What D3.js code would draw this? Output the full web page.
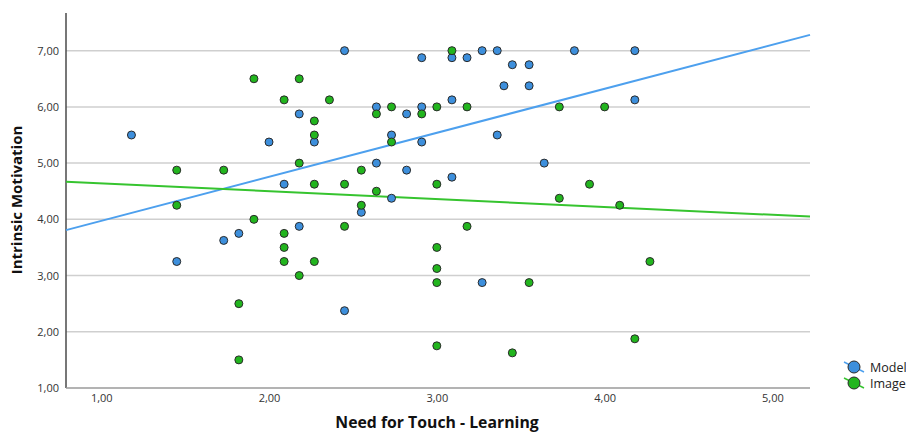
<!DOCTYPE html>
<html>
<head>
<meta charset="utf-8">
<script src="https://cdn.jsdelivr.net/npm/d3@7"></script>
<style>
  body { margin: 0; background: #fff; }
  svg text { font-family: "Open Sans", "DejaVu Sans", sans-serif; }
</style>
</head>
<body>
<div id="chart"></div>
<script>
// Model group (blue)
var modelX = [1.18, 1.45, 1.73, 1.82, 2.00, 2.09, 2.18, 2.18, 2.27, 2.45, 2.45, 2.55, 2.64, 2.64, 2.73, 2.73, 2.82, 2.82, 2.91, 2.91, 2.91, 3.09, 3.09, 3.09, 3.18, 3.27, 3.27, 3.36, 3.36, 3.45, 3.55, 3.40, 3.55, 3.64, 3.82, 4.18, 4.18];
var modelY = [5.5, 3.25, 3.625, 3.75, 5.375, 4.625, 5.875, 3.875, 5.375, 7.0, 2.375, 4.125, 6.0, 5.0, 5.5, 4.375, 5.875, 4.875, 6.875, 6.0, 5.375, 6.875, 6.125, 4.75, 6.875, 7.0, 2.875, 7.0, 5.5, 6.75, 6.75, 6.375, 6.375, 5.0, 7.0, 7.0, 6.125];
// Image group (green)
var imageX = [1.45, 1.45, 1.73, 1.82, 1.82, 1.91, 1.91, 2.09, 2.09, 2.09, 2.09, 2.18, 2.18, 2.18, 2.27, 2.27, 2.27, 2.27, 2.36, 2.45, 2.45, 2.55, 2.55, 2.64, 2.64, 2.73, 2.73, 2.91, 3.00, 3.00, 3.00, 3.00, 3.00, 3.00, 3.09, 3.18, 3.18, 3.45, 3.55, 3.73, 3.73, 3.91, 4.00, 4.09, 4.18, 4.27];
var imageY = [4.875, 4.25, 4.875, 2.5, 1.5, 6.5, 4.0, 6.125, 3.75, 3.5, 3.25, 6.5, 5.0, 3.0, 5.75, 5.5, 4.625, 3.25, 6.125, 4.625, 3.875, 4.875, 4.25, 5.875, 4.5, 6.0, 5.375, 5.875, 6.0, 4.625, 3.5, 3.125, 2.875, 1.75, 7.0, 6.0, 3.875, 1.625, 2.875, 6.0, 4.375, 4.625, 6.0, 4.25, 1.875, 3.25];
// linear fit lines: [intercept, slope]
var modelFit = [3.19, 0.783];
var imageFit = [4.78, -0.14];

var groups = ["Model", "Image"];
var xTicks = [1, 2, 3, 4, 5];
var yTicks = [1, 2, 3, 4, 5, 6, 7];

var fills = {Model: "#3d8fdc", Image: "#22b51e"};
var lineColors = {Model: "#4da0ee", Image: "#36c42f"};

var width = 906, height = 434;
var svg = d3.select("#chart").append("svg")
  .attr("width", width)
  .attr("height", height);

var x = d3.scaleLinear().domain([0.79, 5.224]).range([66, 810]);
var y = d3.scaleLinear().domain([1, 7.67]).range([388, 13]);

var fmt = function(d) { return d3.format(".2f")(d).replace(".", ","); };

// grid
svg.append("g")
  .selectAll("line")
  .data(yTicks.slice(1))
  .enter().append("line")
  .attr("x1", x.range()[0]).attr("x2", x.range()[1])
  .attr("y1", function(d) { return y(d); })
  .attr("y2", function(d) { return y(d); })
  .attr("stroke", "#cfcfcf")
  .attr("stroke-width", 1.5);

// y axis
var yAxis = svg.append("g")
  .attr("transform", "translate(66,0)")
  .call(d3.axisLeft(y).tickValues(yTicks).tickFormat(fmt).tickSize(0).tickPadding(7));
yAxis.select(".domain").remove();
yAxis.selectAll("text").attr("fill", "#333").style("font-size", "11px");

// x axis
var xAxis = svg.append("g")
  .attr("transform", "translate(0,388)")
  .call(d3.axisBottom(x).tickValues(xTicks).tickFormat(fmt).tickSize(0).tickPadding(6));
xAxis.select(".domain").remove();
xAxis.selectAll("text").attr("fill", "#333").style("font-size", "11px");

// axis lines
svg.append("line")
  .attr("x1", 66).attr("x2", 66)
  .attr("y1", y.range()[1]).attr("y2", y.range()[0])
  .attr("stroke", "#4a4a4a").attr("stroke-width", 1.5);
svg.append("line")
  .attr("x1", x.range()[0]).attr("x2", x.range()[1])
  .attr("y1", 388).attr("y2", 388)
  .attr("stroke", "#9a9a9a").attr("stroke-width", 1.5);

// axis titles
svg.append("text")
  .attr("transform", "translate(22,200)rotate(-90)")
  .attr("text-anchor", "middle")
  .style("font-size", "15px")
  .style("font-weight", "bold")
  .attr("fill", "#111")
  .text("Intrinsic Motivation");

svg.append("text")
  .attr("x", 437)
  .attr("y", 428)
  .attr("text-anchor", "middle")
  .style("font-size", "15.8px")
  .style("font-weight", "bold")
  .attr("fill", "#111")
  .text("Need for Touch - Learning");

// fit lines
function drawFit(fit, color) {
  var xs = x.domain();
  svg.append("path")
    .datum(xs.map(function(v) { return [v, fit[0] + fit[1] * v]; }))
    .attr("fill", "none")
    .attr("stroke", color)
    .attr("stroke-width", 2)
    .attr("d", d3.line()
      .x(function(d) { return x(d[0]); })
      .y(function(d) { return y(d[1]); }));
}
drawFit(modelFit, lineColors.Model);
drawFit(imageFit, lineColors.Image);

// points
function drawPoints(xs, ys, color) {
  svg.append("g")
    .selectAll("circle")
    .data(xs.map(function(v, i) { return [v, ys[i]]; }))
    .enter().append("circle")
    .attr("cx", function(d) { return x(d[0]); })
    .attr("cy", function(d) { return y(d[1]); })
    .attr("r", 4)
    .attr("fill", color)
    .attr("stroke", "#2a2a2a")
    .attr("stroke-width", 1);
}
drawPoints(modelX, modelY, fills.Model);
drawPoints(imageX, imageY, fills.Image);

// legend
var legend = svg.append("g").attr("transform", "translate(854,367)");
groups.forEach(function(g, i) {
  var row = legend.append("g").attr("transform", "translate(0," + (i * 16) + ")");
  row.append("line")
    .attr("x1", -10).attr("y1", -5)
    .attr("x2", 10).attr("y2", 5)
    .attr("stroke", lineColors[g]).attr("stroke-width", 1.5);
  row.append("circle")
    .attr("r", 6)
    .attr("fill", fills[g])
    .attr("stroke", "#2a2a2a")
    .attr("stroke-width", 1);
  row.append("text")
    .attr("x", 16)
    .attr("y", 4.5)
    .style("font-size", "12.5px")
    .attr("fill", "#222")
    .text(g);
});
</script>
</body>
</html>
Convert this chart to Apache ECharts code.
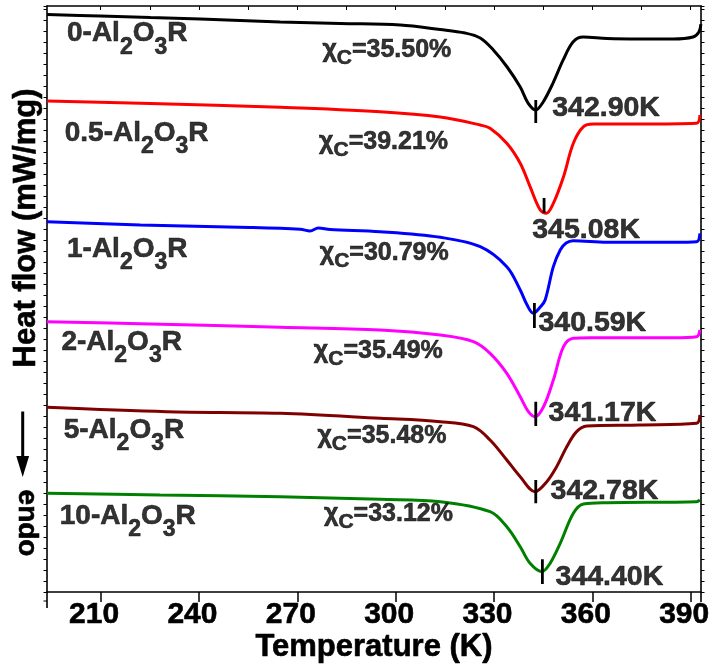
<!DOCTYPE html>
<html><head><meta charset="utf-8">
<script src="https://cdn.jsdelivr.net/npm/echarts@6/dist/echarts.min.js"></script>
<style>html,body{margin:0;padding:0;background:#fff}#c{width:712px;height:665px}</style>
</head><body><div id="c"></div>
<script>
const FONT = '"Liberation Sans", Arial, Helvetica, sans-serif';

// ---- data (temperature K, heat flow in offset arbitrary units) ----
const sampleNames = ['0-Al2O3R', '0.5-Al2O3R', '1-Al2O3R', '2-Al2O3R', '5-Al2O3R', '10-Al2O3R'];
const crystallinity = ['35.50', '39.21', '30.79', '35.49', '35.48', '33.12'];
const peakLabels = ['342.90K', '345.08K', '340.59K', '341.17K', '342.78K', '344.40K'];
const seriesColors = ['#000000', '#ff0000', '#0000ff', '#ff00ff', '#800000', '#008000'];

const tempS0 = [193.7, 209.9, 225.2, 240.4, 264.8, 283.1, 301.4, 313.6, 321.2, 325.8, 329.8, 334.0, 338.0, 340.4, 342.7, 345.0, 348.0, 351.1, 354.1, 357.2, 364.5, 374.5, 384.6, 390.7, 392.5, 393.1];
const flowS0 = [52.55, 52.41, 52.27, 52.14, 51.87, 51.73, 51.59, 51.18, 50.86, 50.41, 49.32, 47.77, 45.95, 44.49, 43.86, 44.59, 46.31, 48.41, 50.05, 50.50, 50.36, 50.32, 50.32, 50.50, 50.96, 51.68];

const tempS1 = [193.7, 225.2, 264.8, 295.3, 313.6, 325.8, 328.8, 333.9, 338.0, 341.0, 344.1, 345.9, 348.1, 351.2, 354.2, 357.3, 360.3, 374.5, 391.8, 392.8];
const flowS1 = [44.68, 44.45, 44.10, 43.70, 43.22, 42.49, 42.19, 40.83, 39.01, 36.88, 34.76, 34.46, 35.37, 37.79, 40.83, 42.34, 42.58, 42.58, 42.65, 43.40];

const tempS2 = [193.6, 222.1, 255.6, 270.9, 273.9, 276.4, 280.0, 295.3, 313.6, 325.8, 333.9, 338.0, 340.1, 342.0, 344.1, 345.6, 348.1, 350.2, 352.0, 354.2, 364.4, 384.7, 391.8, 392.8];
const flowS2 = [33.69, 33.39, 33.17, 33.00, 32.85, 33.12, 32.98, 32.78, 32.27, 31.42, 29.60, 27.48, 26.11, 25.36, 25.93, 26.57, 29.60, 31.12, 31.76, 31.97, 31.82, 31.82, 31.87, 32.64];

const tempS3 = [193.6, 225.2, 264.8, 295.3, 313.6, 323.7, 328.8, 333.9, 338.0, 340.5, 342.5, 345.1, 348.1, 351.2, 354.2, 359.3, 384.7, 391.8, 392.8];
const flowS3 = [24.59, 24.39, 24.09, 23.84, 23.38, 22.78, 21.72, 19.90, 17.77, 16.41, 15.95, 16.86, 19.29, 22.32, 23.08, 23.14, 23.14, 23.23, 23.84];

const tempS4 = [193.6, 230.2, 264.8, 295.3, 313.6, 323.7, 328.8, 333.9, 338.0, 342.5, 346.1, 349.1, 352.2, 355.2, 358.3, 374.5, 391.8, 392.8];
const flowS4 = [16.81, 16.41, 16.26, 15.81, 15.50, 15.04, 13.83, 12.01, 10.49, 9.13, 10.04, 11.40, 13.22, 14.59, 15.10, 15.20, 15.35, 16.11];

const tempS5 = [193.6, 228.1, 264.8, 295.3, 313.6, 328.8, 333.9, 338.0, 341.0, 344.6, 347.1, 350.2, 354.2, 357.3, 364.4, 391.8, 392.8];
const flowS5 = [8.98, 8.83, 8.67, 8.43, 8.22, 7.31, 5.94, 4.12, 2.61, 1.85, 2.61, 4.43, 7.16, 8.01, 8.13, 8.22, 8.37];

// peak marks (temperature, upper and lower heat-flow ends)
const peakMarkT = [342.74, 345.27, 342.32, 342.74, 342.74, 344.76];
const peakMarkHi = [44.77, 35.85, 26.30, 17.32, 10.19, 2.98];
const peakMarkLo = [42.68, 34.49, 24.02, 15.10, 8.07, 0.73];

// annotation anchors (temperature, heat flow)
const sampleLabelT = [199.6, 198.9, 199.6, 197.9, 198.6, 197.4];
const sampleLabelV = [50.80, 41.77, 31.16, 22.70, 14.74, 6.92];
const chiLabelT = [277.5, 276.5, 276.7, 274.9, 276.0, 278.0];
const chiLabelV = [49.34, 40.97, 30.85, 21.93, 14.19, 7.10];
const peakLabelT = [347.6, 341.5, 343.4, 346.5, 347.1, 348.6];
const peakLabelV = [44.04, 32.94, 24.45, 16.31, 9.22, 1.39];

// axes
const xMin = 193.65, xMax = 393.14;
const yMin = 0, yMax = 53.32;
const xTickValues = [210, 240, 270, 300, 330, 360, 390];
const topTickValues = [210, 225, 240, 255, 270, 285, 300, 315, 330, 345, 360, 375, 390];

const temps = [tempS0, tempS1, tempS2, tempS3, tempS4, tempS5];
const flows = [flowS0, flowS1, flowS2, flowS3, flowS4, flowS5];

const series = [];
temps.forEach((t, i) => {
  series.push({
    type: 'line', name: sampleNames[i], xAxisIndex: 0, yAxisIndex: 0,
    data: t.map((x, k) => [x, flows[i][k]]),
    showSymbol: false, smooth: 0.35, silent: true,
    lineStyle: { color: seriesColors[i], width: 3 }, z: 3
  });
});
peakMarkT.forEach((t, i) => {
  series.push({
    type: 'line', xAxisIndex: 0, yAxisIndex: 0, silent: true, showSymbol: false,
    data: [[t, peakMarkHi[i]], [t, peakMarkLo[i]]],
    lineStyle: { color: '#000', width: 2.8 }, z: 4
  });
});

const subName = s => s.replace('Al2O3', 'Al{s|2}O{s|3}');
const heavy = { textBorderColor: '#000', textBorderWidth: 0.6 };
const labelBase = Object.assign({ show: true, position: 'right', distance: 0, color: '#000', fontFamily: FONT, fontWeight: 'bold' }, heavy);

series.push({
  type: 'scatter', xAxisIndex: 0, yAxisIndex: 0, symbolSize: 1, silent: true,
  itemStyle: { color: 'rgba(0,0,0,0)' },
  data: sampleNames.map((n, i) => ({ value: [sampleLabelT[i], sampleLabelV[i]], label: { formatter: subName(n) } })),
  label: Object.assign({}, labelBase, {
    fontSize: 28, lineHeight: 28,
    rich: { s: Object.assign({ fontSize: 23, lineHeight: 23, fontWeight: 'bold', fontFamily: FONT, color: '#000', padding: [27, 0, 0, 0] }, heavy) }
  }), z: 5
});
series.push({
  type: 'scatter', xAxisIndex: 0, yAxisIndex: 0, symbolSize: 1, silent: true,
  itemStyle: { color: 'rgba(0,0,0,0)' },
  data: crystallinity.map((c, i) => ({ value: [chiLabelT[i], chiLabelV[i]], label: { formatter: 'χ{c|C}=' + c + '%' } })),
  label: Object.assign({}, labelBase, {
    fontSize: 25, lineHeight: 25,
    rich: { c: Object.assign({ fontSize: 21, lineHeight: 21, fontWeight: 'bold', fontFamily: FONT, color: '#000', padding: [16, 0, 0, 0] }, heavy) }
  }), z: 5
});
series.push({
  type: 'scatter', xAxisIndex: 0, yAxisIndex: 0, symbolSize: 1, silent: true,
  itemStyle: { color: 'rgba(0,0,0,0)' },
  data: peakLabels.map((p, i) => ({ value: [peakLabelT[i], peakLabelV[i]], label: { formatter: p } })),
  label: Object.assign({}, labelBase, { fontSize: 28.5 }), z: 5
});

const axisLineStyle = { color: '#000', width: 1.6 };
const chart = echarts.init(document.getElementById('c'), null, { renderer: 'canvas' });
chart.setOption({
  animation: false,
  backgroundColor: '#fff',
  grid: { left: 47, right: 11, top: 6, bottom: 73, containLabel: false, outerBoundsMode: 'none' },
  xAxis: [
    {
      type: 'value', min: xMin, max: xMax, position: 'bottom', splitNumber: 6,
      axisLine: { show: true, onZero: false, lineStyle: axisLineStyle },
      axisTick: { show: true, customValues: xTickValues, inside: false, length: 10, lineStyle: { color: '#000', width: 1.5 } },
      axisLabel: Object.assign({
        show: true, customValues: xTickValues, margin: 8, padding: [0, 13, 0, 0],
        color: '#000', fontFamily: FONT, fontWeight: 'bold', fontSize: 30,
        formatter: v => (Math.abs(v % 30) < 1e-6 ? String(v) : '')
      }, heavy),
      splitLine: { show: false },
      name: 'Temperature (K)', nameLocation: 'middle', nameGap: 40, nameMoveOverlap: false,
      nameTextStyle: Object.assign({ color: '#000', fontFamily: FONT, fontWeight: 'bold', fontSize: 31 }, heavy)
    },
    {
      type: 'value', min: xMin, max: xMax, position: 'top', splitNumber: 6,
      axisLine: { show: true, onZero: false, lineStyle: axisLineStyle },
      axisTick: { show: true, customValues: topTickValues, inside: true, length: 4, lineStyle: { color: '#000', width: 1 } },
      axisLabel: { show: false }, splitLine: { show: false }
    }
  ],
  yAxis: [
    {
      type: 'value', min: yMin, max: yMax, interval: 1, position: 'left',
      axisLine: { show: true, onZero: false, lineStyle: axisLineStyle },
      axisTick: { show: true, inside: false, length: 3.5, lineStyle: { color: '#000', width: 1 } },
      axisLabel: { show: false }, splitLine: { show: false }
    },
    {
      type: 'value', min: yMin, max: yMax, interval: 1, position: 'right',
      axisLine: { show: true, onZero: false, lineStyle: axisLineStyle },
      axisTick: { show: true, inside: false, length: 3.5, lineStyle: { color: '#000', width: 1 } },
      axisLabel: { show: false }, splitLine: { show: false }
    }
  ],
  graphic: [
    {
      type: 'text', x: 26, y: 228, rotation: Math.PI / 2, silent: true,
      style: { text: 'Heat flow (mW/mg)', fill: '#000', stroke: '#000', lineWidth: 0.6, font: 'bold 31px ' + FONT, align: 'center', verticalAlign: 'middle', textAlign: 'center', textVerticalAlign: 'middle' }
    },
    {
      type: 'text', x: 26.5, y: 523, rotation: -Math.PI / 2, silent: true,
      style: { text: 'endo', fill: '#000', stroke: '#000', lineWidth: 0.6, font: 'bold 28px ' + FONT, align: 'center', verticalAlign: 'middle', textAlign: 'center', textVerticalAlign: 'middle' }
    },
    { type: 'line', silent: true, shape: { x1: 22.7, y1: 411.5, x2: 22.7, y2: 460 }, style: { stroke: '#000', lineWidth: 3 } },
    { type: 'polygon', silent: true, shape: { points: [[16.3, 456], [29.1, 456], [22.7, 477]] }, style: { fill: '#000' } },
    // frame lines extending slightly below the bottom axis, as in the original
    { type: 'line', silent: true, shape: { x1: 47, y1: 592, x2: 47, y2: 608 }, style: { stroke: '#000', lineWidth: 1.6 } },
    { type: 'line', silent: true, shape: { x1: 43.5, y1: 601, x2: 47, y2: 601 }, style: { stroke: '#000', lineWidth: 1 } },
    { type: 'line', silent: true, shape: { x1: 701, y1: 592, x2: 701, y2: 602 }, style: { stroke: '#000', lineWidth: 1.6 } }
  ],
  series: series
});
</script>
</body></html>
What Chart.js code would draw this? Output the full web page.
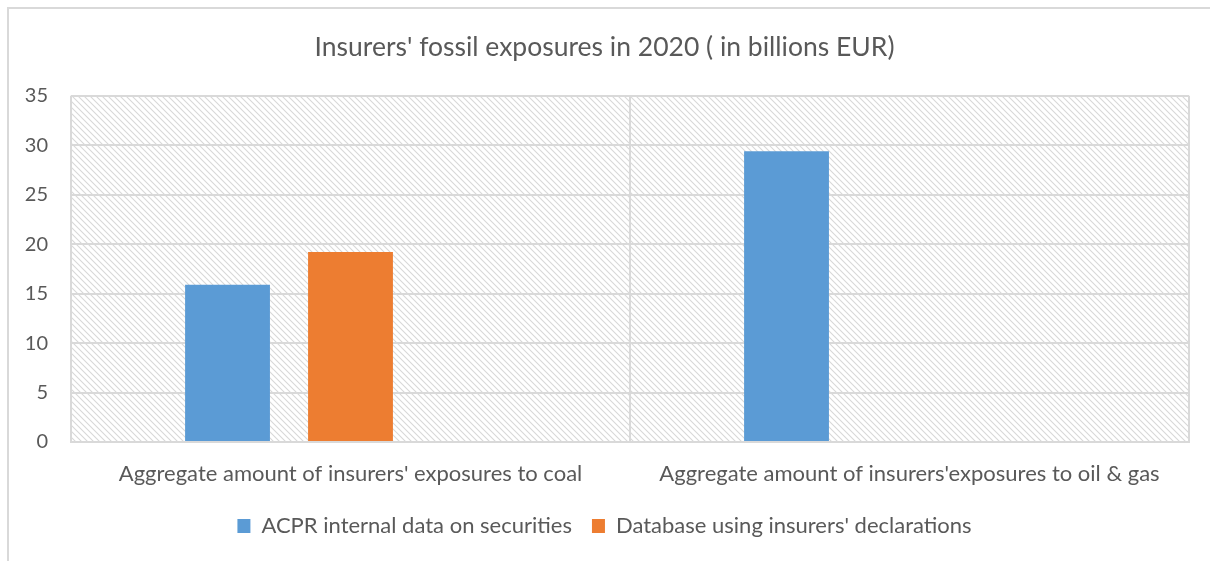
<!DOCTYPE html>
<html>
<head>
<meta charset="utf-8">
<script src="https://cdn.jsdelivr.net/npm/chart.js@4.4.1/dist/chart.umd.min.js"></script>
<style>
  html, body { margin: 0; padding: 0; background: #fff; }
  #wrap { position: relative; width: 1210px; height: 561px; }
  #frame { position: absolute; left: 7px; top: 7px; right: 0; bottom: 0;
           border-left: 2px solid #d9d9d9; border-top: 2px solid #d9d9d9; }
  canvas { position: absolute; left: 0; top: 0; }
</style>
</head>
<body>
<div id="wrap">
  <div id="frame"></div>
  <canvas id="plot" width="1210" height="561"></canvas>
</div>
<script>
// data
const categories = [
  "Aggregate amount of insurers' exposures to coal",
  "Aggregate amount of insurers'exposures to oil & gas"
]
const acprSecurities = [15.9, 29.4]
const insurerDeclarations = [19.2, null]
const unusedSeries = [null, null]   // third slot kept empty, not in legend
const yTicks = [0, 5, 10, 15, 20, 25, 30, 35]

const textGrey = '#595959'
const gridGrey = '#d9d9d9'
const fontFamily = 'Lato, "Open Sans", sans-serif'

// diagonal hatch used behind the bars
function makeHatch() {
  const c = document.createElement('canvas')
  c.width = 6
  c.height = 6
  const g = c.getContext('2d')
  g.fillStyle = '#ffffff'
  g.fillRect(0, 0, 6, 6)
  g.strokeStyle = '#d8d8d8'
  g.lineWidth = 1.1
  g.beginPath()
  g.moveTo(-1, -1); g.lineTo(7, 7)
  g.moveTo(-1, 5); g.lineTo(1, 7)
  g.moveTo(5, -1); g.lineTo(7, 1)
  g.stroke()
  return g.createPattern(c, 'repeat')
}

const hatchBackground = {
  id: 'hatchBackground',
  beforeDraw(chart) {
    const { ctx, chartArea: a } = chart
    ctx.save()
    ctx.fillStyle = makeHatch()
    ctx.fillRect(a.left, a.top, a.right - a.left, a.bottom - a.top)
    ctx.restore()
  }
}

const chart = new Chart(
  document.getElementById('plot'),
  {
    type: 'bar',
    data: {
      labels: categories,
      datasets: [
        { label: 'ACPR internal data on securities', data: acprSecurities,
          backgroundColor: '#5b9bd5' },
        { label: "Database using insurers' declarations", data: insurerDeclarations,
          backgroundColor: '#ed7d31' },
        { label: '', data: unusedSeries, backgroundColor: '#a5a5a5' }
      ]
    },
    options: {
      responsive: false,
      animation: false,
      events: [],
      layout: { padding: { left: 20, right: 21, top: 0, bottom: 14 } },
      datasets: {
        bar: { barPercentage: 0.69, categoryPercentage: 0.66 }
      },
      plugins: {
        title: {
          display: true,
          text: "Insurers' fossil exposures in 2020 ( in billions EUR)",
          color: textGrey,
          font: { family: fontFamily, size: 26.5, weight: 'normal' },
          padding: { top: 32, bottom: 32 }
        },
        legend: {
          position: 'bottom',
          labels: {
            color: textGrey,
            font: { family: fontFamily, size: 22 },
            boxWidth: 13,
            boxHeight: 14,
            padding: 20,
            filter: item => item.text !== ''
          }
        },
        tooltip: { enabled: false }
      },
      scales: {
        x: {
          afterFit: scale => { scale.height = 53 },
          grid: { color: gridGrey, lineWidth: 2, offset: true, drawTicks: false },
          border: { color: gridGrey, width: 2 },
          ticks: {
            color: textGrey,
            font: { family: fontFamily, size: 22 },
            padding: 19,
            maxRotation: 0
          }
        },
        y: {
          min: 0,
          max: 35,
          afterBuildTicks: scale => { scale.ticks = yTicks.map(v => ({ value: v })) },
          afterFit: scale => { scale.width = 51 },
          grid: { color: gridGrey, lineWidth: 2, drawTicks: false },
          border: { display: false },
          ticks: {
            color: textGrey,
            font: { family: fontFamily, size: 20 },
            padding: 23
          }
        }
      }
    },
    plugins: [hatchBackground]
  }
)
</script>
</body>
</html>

======

* **Exercise details**
Take the lines from the one holding "Convert this chart to Apache ECharts code." to the one holding "23.14, 23.23, 23.84];", both lines included, and give them again exactly, with no pictures.

* **Correct answer**
Convert this chart to Apache ECharts code.
<!DOCTYPE html>
<html><head><meta charset="utf-8">
<script src="https://cdn.jsdelivr.net/npm/echarts@6/dist/echarts.min.js"></script>
<style>html,body{margin:0;padding:0;background:#fff}#c{width:712px;height:665px}</style>
</head><body><div id="c"></div>
<script>
const FONT = '"Liberation Sans", Arial, Helvetica, sans-serif';

// ---- data (temperature K, heat flow in offset arbitrary units) ----
const sampleNames = ['0-Al2O3R', '0.5-Al2O3R', '1-Al2O3R', '2-Al2O3R', '5-Al2O3R', '10-Al2O3R'];
const crystallinity = ['35.50', '39.21', '30.79', '35.49', '35.48', '33.12'];
const peakLabels = ['342.90K', '345.08K', '340.59K', '341.17K', '342.78K', '344.40K'];
const seriesColors = ['#000000', '#ff0000', '#0000ff', '#ff00ff', '#800000', '#008000'];

const tempS0 = [193.7, 209.9, 225.2, 240.4, 264.8, 283.1, 301.4, 313.6, 321.2, 325.8, 329.8, 334.0, 338.0, 340.4, 342.7, 345.0, 348.0, 351.1, 354.1, 357.2, 364.5, 374.5, 384.6, 390.7, 392.5, 393.1];
const flowS0 = [52.55, 52.41, 52.27, 52.14, 51.87, 51.73, 51.59, 51.18, 50.86, 50.41, 49.32, 47.77, 45.95, 44.49, 43.86, 44.59, 46.31, 48.41, 50.05, 50.50, 50.36, 50.32, 50.32, 50.50, 50.96, 51.68];

const tempS1 = [193.7, 225.2, 264.8, 295.3, 313.6, 325.8, 328.8, 333.9, 338.0, 341.0, 344.1, 345.9, 348.1, 351.2, 354.2, 357.3, 360.3, 374.5, 391.8, 392.8];
const flowS1 = [44.68, 44.45, 44.10, 43.70, 43.22, 42.49, 42.19, 40.83, 39.01, 36.88, 34.76, 34.46, 35.37, 37.79, 40.83, 42.34, 42.58, 42.58, 42.65, 43.40];

const tempS2 = [193.6, 222.1, 255.6, 270.9, 273.9, 276.4, 280.0, 295.3, 313.6, 325.8, 333.9, 338.0, 340.1, 342.0, 344.1, 345.6, 348.1, 350.2, 352.0, 354.2, 364.4, 384.7, 391.8, 392.8];
const flowS2 = [33.69, 33.39, 33.17, 33.00, 32.85, 33.12, 32.98, 32.78, 32.27, 31.42, 29.60, 27.48, 26.11, 25.36, 25.93, 26.57, 29.60, 31.12, 31.76, 31.97, 31.82, 31.82, 31.87, 32.64];

const tempS3 = [193.6, 225.2, 264.8, 295.3, 313.6, 323.7, 328.8, 333.9, 338.0, 340.5, 342.5, 345.1, 348.1, 351.2, 354.2, 359.3, 384.7, 391.8, 392.8];
const flowS3 = [24.59, 24.39, 24.09, 23.84, 23.38, 22.78, 21.72, 19.90, 17.77, 16.41, 15.95, 16.86, 19.29, 22.32, 23.08, 23.14, 23.14, 23.23, 23.84];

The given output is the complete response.